# GIVEN REQUEST
Transcribe the records exactly. Pictures do not belong in the transcription.
== RECORD EXCERPTS
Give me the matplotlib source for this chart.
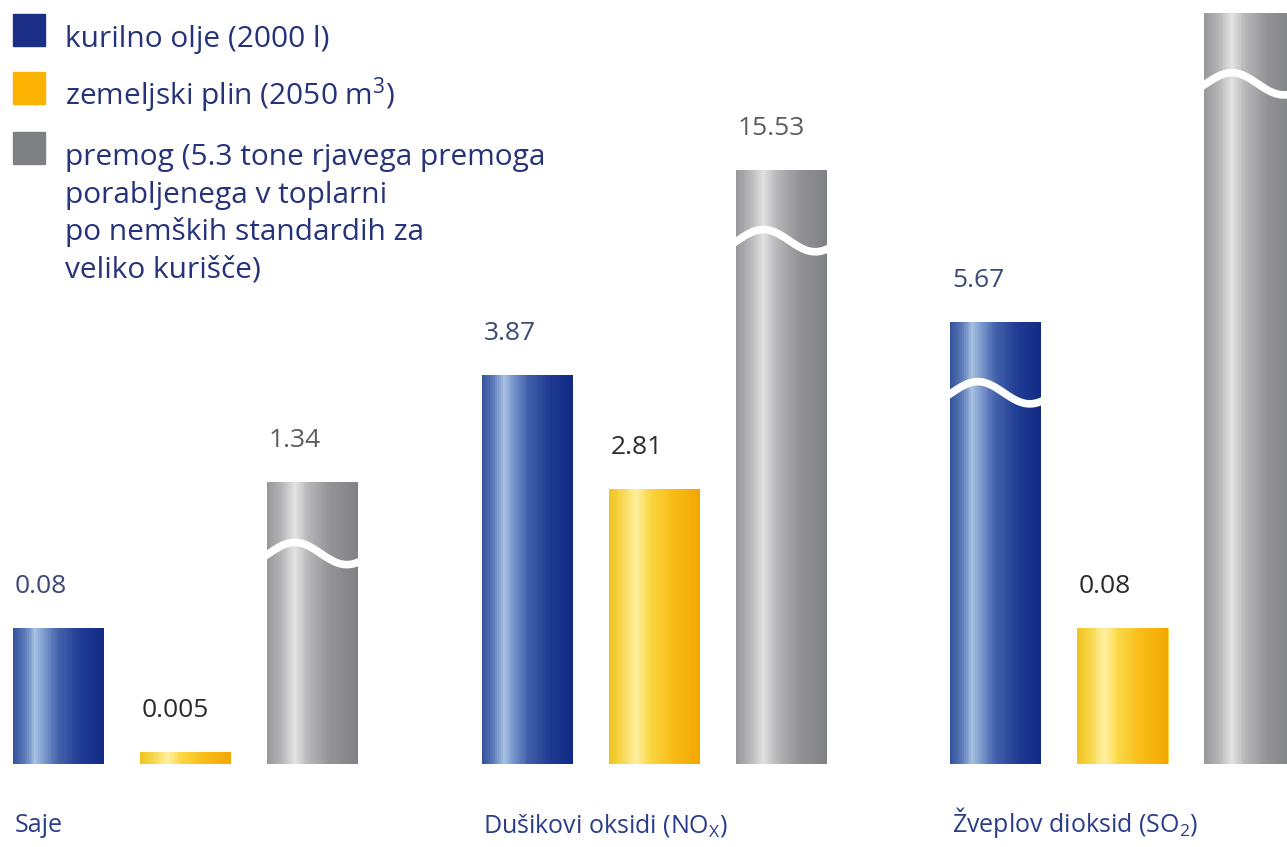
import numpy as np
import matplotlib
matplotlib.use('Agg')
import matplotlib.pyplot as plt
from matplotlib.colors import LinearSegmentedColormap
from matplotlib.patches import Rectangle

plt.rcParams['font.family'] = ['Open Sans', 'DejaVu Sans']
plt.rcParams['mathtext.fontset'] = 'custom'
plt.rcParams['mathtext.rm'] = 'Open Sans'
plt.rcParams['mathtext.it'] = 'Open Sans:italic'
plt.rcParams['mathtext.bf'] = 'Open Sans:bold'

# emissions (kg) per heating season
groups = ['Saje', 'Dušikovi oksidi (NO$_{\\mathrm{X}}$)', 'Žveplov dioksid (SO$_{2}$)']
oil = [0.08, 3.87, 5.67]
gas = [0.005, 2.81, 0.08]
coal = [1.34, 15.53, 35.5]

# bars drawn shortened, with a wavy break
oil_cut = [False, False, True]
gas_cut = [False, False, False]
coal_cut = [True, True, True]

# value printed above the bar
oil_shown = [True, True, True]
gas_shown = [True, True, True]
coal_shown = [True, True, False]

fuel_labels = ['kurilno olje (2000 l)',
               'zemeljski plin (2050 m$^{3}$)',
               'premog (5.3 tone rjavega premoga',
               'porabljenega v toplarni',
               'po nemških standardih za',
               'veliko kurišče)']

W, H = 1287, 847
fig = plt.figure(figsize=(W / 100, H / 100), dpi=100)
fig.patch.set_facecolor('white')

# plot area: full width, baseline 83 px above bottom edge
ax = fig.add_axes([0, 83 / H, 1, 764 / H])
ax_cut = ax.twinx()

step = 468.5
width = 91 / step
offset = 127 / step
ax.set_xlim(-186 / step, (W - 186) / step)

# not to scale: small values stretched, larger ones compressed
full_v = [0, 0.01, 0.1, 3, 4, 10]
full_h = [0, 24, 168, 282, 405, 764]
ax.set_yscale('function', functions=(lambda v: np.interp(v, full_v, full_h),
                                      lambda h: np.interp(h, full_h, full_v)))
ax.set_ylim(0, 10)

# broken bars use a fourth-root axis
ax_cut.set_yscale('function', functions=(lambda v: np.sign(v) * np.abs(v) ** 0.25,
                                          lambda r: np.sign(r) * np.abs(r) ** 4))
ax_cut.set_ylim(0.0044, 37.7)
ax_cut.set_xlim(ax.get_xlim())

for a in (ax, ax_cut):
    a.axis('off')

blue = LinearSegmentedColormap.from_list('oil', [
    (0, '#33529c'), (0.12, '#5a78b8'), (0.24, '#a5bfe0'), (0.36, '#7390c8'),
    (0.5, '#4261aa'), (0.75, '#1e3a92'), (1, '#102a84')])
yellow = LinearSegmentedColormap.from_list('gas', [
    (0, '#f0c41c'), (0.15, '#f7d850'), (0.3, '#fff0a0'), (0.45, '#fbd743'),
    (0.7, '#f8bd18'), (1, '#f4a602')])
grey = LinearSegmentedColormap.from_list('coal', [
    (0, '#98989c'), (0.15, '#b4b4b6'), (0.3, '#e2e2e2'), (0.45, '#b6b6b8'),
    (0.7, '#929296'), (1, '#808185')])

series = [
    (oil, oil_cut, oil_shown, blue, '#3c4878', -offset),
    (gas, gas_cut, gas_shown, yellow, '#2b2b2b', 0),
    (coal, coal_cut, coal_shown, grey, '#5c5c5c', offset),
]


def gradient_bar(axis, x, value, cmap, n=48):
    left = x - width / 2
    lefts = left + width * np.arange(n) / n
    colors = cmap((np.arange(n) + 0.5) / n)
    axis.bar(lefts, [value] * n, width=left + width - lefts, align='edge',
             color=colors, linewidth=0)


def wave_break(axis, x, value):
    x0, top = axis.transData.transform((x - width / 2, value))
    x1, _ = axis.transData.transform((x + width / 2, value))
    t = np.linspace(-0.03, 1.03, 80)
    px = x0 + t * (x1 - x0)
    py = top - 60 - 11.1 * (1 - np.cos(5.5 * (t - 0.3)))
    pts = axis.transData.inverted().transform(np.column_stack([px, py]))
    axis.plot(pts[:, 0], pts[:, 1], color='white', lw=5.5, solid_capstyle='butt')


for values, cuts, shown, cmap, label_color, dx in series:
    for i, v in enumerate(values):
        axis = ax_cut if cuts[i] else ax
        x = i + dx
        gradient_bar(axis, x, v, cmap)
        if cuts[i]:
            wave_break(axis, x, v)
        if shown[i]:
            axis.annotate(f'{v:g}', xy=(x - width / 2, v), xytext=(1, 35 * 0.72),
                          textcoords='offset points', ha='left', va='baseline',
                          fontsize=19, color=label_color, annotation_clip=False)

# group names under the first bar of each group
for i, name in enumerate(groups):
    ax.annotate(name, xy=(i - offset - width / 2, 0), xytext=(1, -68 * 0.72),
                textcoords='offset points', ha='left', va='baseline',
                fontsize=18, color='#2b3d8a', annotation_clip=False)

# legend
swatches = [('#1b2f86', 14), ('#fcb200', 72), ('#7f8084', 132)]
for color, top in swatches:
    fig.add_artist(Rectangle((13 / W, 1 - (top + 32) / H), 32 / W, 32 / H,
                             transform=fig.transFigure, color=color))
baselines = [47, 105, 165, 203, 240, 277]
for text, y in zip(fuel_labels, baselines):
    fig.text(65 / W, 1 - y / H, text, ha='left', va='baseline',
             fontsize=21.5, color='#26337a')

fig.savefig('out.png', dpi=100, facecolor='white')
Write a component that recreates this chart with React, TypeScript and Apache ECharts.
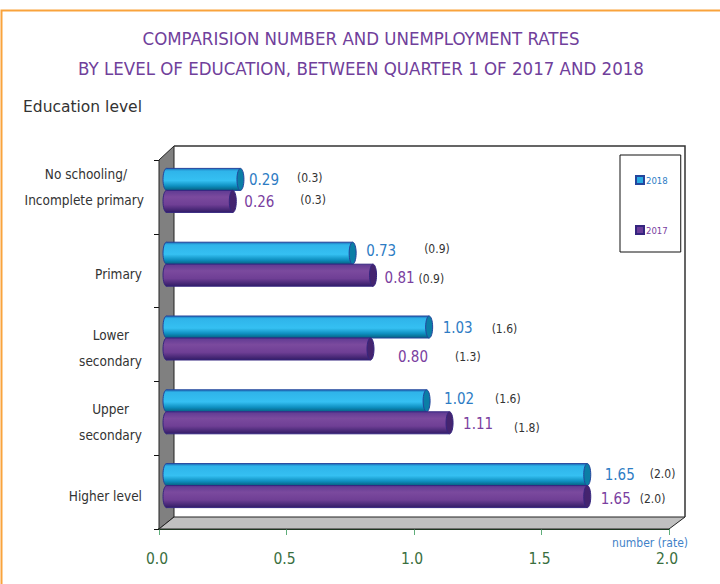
====
# THE OUTPUT
Give me the matplotlib source for this chart.
import numpy as np
import matplotlib
matplotlib.use('Agg')
import matplotlib.pyplot as plt
from matplotlib.colors import LinearSegmentedColormap
from matplotlib.patches import Rectangle

plt.rcParams['font.family'] = ['Open Sans', 'DejaVu Sans']
plt.rcParams['mathtext.fontset'] = 'custom'
plt.rcParams['mathtext.rm'] = 'Open Sans'
plt.rcParams['mathtext.it'] = 'Open Sans:italic'
plt.rcParams['mathtext.bf'] = 'Open Sans:bold'

# emissions (kg) per heating season
groups = ['Saje', 'Dušikovi oksidi (NO$_{\\mathrm{X}}$)', 'Žveplov dioksid (SO$_{2}$)']
oil = [0.08, 3.87, 5.67]
gas = [0.005, 2.81, 0.08]
coal = [1.34, 15.53, 35.5]

# bars drawn shortened, with a wavy break
oil_cut = [False, False, True]
gas_cut = [False, False, False]
coal_cut = [True, True, True]

# value printed above the bar
oil_shown = [True, True, True]
gas_shown = [True, True, True]
coal_shown = [True, True, False]

fuel_labels = ['kurilno olje (2000 l)',
               'zemeljski plin (2050 m$^{3}$)',
               'premog (5.3 tone rjavega premoga',
               'porabljenega v toplarni',
               'po nemških standardih za',
               'veliko kurišče)']

W, H = 1287, 847
fig = plt.figure(figsize=(W / 100, H / 100), dpi=100)
fig.patch.set_facecolor('white')

# plot area: full width, baseline 83 px above bottom edge
ax = fig.add_axes([0, 83 / H, 1, 764 / H])
ax_cut = ax.twinx()

step = 468.5
width = 91 / step
offset = 127 / step
ax.set_xlim(-186 / step, (W - 186) / step)

# not to scale: small values stretched, larger ones compressed
full_v = [0, 0.01, 0.1, 3, 4, 10]
full_h = [0, 24, 168, 282, 405, 764]
ax.set_yscale('function', functions=(lambda v: np.interp(v, full_v, full_h),
                                      lambda h: np.interp(h, full_h, full_v)))
ax.set_ylim(0, 10)

# broken bars use a fourth-root axis
ax_cut.set_yscale('function', functions=(lambda v: np.sign(v) * np.abs(v) ** 0.25,
                                          lambda r: np.sign(r) * np.abs(r) ** 4))
ax_cut.set_ylim(0.0044, 37.7)
ax_cut.set_xlim(ax.get_xlim())

for a in (ax, ax_cut):
    a.axis('off')

blue = LinearSegmentedColormap.from_list('oil', [
    (0, '#33529c'), (0.12, '#5a78b8'), (0.24, '#a5bfe0'), (0.36, '#7390c8'),
    (0.5, '#4261aa'), (0.75, '#1e3a92'), (1, '#102a84')])
yellow = LinearSegmentedColormap.from_list('gas', [
    (0, '#f0c41c'), (0.15, '#f7d850'), (0.3, '#fff0a0'), (0.45, '#fbd743'),
    (0.7, '#f8bd18'), (1, '#f4a602')])
grey = LinearSegmentedColormap.from_list('coal', [
    (0, '#98989c'), (0.15, '#b4b4b6'), (0.3, '#e2e2e2'), (0.45, '#b6b6b8'),
    (0.7, '#929296'), (1, '#808185')])

series = [
    (oil, oil_cut, oil_shown, blue, '#3c4878', -offset),
    (gas, gas_cut, gas_shown, yellow, '#2b2b2b', 0),
    (coal, coal_cut, coal_shown, grey, '#5c5c5c', offset),
]


def gradient_bar(axis, x, value, cmap, n=48):
    left = x - width / 2
    lefts = left + width * np.arange(n) / n
    colors = cmap((np.arange(n) + 0.5) / n)
    axis.bar(lefts, [value] * n, width=left + width - lefts, align='edge',
             color=colors, linewidth=0)


def wave_break(axis, x, value):
    x0, top = axis.transData.transform((x - width / 2, value))
    x1, _ = axis.transData.transform((x + width / 2, value))
    t = np.linspace(-0.03, 1.03, 80)
    px = x0 + t * (x1 - x0)
    py = top - 60 - 11.1 * (1 - np.cos(5.5 * (t - 0.3)))
    pts = axis.transData.inverted().transform(np.column_stack([px, py]))
    axis.plot(pts[:, 0], pts[:, 1], color='white', lw=5.5, solid_capstyle='butt')


for values, cuts, shown, cmap, label_color, dx in series:
    for i, v in enumerate(values):
        axis = ax_cut if cuts[i] else ax
        x = i + dx
        gradient_bar(axis, x, v, cmap)
        if cuts[i]:
            wave_break(axis, x, v)
        if shown[i]:
            axis.annotate(f'{v:g}', xy=(x - width / 2, v), xytext=(1, 35 * 0.72),
                          textcoords='offset points', ha='left', va='baseline',
                          fontsize=19, color=label_color, annotation_clip=False)

# group names under the first bar of each group
for i, name in enumerate(groups):
    ax.annotate(name, xy=(i - offset - width / 2, 0), xytext=(1, -68 * 0.72),
                textcoords='offset points', ha='left', va='baseline',
                fontsize=18, color='#2b3d8a', annotation_clip=False)

# legend
swatches = [('#1b2f86', 14), ('#fcb200', 72), ('#7f8084', 132)]
for color, top in swatches:
    fig.add_artist(Rectangle((13 / W, 1 - (top + 32) / H), 32 / W, 32 / H,
                             transform=fig.transFigure, color=color))
baselines = [47, 105, 165, 203, 240, 277]
for text, y in zip(fuel_labels, baselines):
    fig.text(65 / W, 1 - y / H, text, ha='left', va='baseline',
             fontsize=21.5, color='#26337a')

fig.savefig('out.png', dpi=100, facecolor='white')
Write a component that recreates this chart with React, TypeScript and Apache ECharts.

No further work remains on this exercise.